▶ [INFORMATION SUPPLIED]

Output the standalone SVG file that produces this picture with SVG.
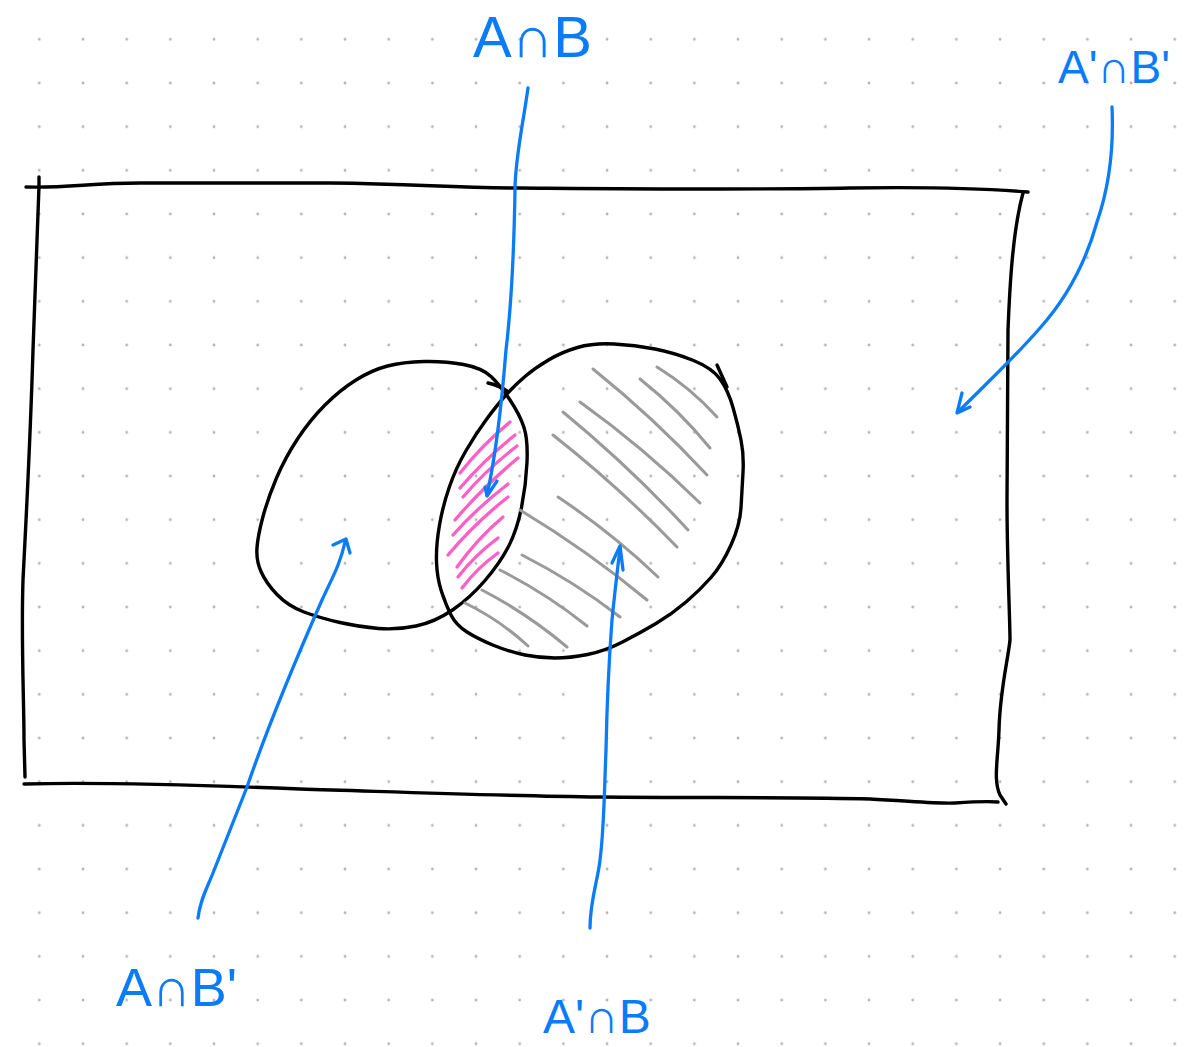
<svg xmlns="http://www.w3.org/2000/svg" width="1190" height="1047" viewBox="0 0 1190 1047">
<style>
.ink{fill:none;stroke:#000;stroke-width:3.4;stroke-linecap:round;stroke-linejoin:round}
.blue{fill:none;stroke:#0a7cf8;stroke-width:3.3;stroke-linecap:round;stroke-linejoin:round}
.gray{fill:none;stroke:#9a9a9a;stroke-width:3;stroke-linecap:round}
.pink{fill:none;stroke:#ff5fc6;stroke-width:3.3;stroke-linecap:round}
.lbl{font-family:"Liberation Sans",Arial,sans-serif;fill:#0a7cf8}
</style>
<defs>
<pattern id="dots" patternUnits="userSpaceOnUse" x="17.5" y="17.5" width="43.67" height="43.67">
<circle cx="21.83" cy="21.83" r="1.4" fill="#b4b4b4"/>
</pattern>
</defs>
<rect width="1190" height="1047" fill="#fff"/>
<rect width="1190" height="1047" fill="url(#dots)"/>

<g id="universe">
<path class="ink" d="M26,187 C70,188 90,183 140,183 L330,183 C420,184 450,188 520,188 C650,189 750,190 850,188 C920,187 980,188 1028,192"/>
<path class="ink" d="M1023,193 C1013,230 1010,280 1008,330 L1007,500 C1007,560 1010,620 1010,640 C1008,660 1000,690 999,730 C998,760 993,780 1000,795 L1006,804"/>
<path class="ink" d="M24,784 C100,782 200,785 300,789 C400,792 500,796 600,797 C700,798 800,797 870,799 C910,801 940,804 955,803 C970,802 985,801 998,802"/>
<path class="ink" d="M39,177 L39,186 C38,220 36,280 33,350 C30,450 26,520 23,580 C21,640 24,700 24,740 L25,777"/>
</g>

<g id="setA">
<path class="ink" d="M424,361.5 Q445,361 463.5,364.5 Q482,368 491,376.5 Q500,385 510,400 Q520,415 524,427.5 Q528,440 527,462.5 Q526,485 521.5,507.5 Q517,530 508.5,546.5 Q500,563 485,580.5 Q470,598 452.5,610 Q435,622 416,626 Q397,630 378.5,628.5 Q360,627 340,622.5 Q320,618 304,612 Q288,606 277,594.5 Q266,583 261,571.5 Q256,560 257,547.5 Q258,535 263,516.5 Q268,498 276.5,478 Q285,458 297.5,439 Q310,420 325,405 Q340,390 356,380 Q372,370 387.5,366 Q403,362 424,361.5 Z"/>
<path class="ink" d="M488,383 Q498,385 507,391"/>
</g>

<g id="setB">
<path class="ink" d="M614,344 Q635,345 655,349 Q675,353 693.5,360.5 Q712,368 720,379 Q728,390 733,407.5 Q738,425 741,440 Q744,455 743,472.5 Q742,490 741,507.5 Q740,525 731,545 Q722,565 711,577.5 Q700,590 686,602 Q672,614 656,623.5 Q640,633 622.5,642 Q605,651 587.5,654.5 Q570,658 555,658 Q540,658 525,655 Q510,652 494,645.5 Q478,639 467,632 Q456,625 451,615 Q446,605 441.5,591.5 Q437,578 436.5,561.5 Q436,545 439.5,525 Q443,505 449.5,486.5 Q456,468 465.5,451.5 Q475,435 486,420 Q497,405 506,395 Q515,385 525,376.5 Q535,368 548.5,360 Q562,352 577.5,347.5 Q593,343 614,344 Z"/>
<path class="ink" d="M717,365 L727,387"/>
</g>

<g id="hatch-b-only">
<path class="gray" d="M657,367 Q691,388 717,417"/>
<path class="gray" d="M640,379 Q679,410 710,448"/>
<path class="gray" d="M593,369 Q654,418 707,475"/>
<path class="gray" d="M580,402 Q644,448 700,503"/>
<path class="gray" d="M563,412 Q630,467 688,530"/>
<path class="gray" d="M553,435 Q619,487 677,547"/>
<path class="gray" d="M558,497 Q612,533 658,577"/>
<path class="gray" d="M520,510 Q588,551 647,600"/>
<path class="gray" d="M522,555 Q575,582 620,617"/>
<path class="gray" d="M500,570 Q547,594 587,626"/>
<path class="gray" d="M482,590 Q528,614 567,647"/>
<path class="gray" d="M465,603 Q500,620 528,646"/>
</g>

<g id="hatch-a-and-b">
<path class="pink" d="M460,473 Q482,445 510,422"/>
<path class="pink" d="M460,488 Q485,459 515,435"/>
<path class="pink" d="M463,497 Q487,469 517,446"/>
<path class="pink" d="M455,520 Q484,486 518,458"/>
<path class="pink" d="M453,535 Q478,507 508,484"/>
<path class="pink" d="M448,555 Q475,523 508,497"/>
<path class="pink" d="M457,567 Q477,539 503,517"/>
<path class="pink" d="M458,577 Q475,555 498,538"/>
<path class="pink" d="M462,588 Q477,568 498,553"/>
</g>

<g id="connectors">
<path class="blue" d="M528,88 C522,130 515,160 515,190 C514,250 512,300 506,350 C502,400 497,450 487,495"/>
<path class="blue" d="M485,487 L487,496 L497,481"/>
<path class="blue" d="M1112,107 C1114,150 1108,190 1097,222 C1085,265 1065,300 1040,328 C1015,357 985,385 958,412"/>
<path class="blue" d="M962,393 L957,413 L970,407"/>
<path class="blue" d="M198,918 C200,900 207,888 213,873 C230,830 240,805 247,787 C270,720 300,650 322,600 C332,578 340,565 345,542"/>
<path class="blue" d="M333,545 L346,539 L350,553"/>
<path class="blue" d="M590,928 C590,900 598,880 600,860 C604,830 604,800 606,750 C607,700 609,660 612,620 C615,590 618,565 620,548"/>
<path class="blue" d="M612,563 L620,546 L623,570"/>
</g>

<g id="label-AnB"><text class="lbl" x="473" y="57" font-size="58">A∩B</text></g>
<g id="label-AcnBc"><text class="lbl" x="1058" y="83" font-size="46">A'∩B'</text></g>
<g id="label-AnBc"><text class="lbl" x="116" y="1006" font-size="54">A∩B'</text></g>
<g id="label-AcnB"><text class="lbl" x="543" y="1033" font-size="48">A'∩B</text></g>
</svg>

▶ [JOB] Copy the whole of the material above exactly, but not its images.

▶ [ANSWER TO THE PROBLEM]
Output the standalone SVG file that produces this picture with SVG.
<svg xmlns="http://www.w3.org/2000/svg" width="1190" height="1047" viewBox="0 0 1190 1047">
<style>
.ink{fill:none;stroke:#000;stroke-width:3.4;stroke-linecap:round;stroke-linejoin:round}
.blue{fill:none;stroke:#0a7cf8;stroke-width:3.3;stroke-linecap:round;stroke-linejoin:round}
.gray{fill:none;stroke:#9a9a9a;stroke-width:3;stroke-linecap:round}
.pink{fill:none;stroke:#ff5fc6;stroke-width:3.3;stroke-linecap:round}
.lbl{font-family:"Liberation Sans",Arial,sans-serif;fill:#0a7cf8}
</style>
<defs>
<pattern id="dots" patternUnits="userSpaceOnUse" x="17.5" y="17.5" width="43.67" height="43.67">
<circle cx="21.83" cy="21.83" r="1.4" fill="#b4b4b4"/>
</pattern>
</defs>
<rect width="1190" height="1047" fill="#fff"/>
<rect width="1190" height="1047" fill="url(#dots)"/>

<g id="universe">
<path class="ink" d="M26,187 C70,188 90,183 140,183 L330,183 C420,184 450,188 520,188 C650,189 750,190 850,188 C920,187 980,188 1028,192"/>
<path class="ink" d="M1023,193 C1013,230 1010,280 1008,330 L1007,500 C1007,560 1010,620 1010,640 C1008,660 1000,690 999,730 C998,760 993,780 1000,795 L1006,804"/>
<path class="ink" d="M24,784 C100,782 200,785 300,789 C400,792 500,796 600,797 C700,798 800,797 870,799 C910,801 940,804 955,803 C970,802 985,801 998,802"/>
<path class="ink" d="M39,177 L39,186 C38,220 36,280 33,350 C30,450 26,520 23,580 C21,640 24,700 24,740 L25,777"/>
</g>

<g id="setA">
<path class="ink" d="M424,361.5 Q445,361 463.5,364.5 Q482,368 491,376.5 Q500,385 510,400 Q520,415 524,427.5 Q528,440 527,462.5 Q526,485 521.5,507.5 Q517,530 508.5,546.5 Q500,563 485,580.5 Q470,598 452.5,610 Q435,622 416,626 Q397,630 378.5,628.5 Q360,627 340,622.5 Q320,618 304,612 Q288,606 277,594.5 Q266,583 261,571.5 Q256,560 257,547.5 Q258,535 263,516.5 Q268,498 276.5,478 Q285,458 297.5,439 Q310,420 325,405 Q340,390 356,380 Q372,370 387.5,366 Q403,362 424,361.5 Z"/>
<path class="ink" d="M488,383 Q498,385 507,391"/>
</g>

<g id="setB">
<path class="ink" d="M614,344 Q635,345 655,349 Q675,353 693.5,360.5 Q712,368 720,379 Q728,390 733,407.5 Q738,425 741,440 Q744,455 743,472.5 Q742,490 741,507.5 Q740,525 731,545 Q722,565 711,577.5 Q700,590 686,602 Q672,614 656,623.5 Q640,633 622.5,642 Q605,651 587.5,654.5 Q570,658 555,658 Q540,658 525,655 Q510,652 494,645.5 Q478,639 467,632 Q456,625 451,615 Q446,605 441.5,591.5 Q437,578 436.5,561.5 Q436,545 439.5,525 Q443,505 449.5,486.5 Q456,468 465.5,451.5 Q475,435 486,420 Q497,405 506,395 Q515,385 525,376.5 Q535,368 548.5,360 Q562,352 577.5,347.5 Q593,343 614,344 Z"/>
<path class="ink" d="M717,365 L727,387"/>
</g>

<g id="hatch-b-only">
<path class="gray" d="M657,367 Q691,388 717,417"/>
<path class="gray" d="M640,379 Q679,410 710,448"/>
<path class="gray" d="M593,369 Q654,418 707,475"/>
<path class="gray" d="M580,402 Q644,448 700,503"/>
<path class="gray" d="M563,412 Q630,467 688,530"/>
<path class="gray" d="M553,435 Q619,487 677,547"/>
<path class="gray" d="M558,497 Q612,533 658,577"/>
<path class="gray" d="M520,510 Q588,551 647,600"/>
<path class="gray" d="M522,555 Q575,582 620,617"/>
<path class="gray" d="M500,570 Q547,594 587,626"/>
<path class="gray" d="M482,590 Q528,614 567,647"/>
<path class="gray" d="M465,603 Q500,620 528,646"/>
</g>

<g id="hatch-a-and-b">
<path class="pink" d="M460,473 Q482,445 510,422"/>
<path class="pink" d="M460,488 Q485,459 515,435"/>
<path class="pink" d="M463,497 Q487,469 517,446"/>
<path class="pink" d="M455,520 Q484,486 518,458"/>
<path class="pink" d="M453,535 Q478,507 508,484"/>
<path class="pink" d="M448,555 Q475,523 508,497"/>
<path class="pink" d="M457,567 Q477,539 503,517"/>
<path class="pink" d="M458,577 Q475,555 498,538"/>
<path class="pink" d="M462,588 Q477,568 498,553"/>
</g>

<g id="connectors">
<path class="blue" d="M528,88 C522,130 515,160 515,190 C514,250 512,300 506,350 C502,400 497,450 487,495"/>
<path class="blue" d="M485,487 L487,496 L497,481"/>
<path class="blue" d="M1112,107 C1114,150 1108,190 1097,222 C1085,265 1065,300 1040,328 C1015,357 985,385 958,412"/>
<path class="blue" d="M962,393 L957,413 L970,407"/>
<path class="blue" d="M198,918 C200,900 207,888 213,873 C230,830 240,805 247,787 C270,720 300,650 322,600 C332,578 340,565 345,542"/>
<path class="blue" d="M333,545 L346,539 L350,553"/>
<path class="blue" d="M590,928 C590,900 598,880 600,860 C604,830 604,800 606,750 C607,700 609,660 612,620 C615,590 618,565 620,548"/>
<path class="blue" d="M612,563 L620,546 L623,570"/>
</g>

<g id="label-AnB"><text class="lbl" x="473" y="57" font-size="58">A∩B</text></g>
<g id="label-AcnBc"><text class="lbl" x="1058" y="83" font-size="46">A'∩B'</text></g>
<g id="label-AnBc"><text class="lbl" x="116" y="1006" font-size="54">A∩B'</text></g>
<g id="label-AcnB"><text class="lbl" x="543" y="1033" font-size="48">A'∩B</text></g>
</svg>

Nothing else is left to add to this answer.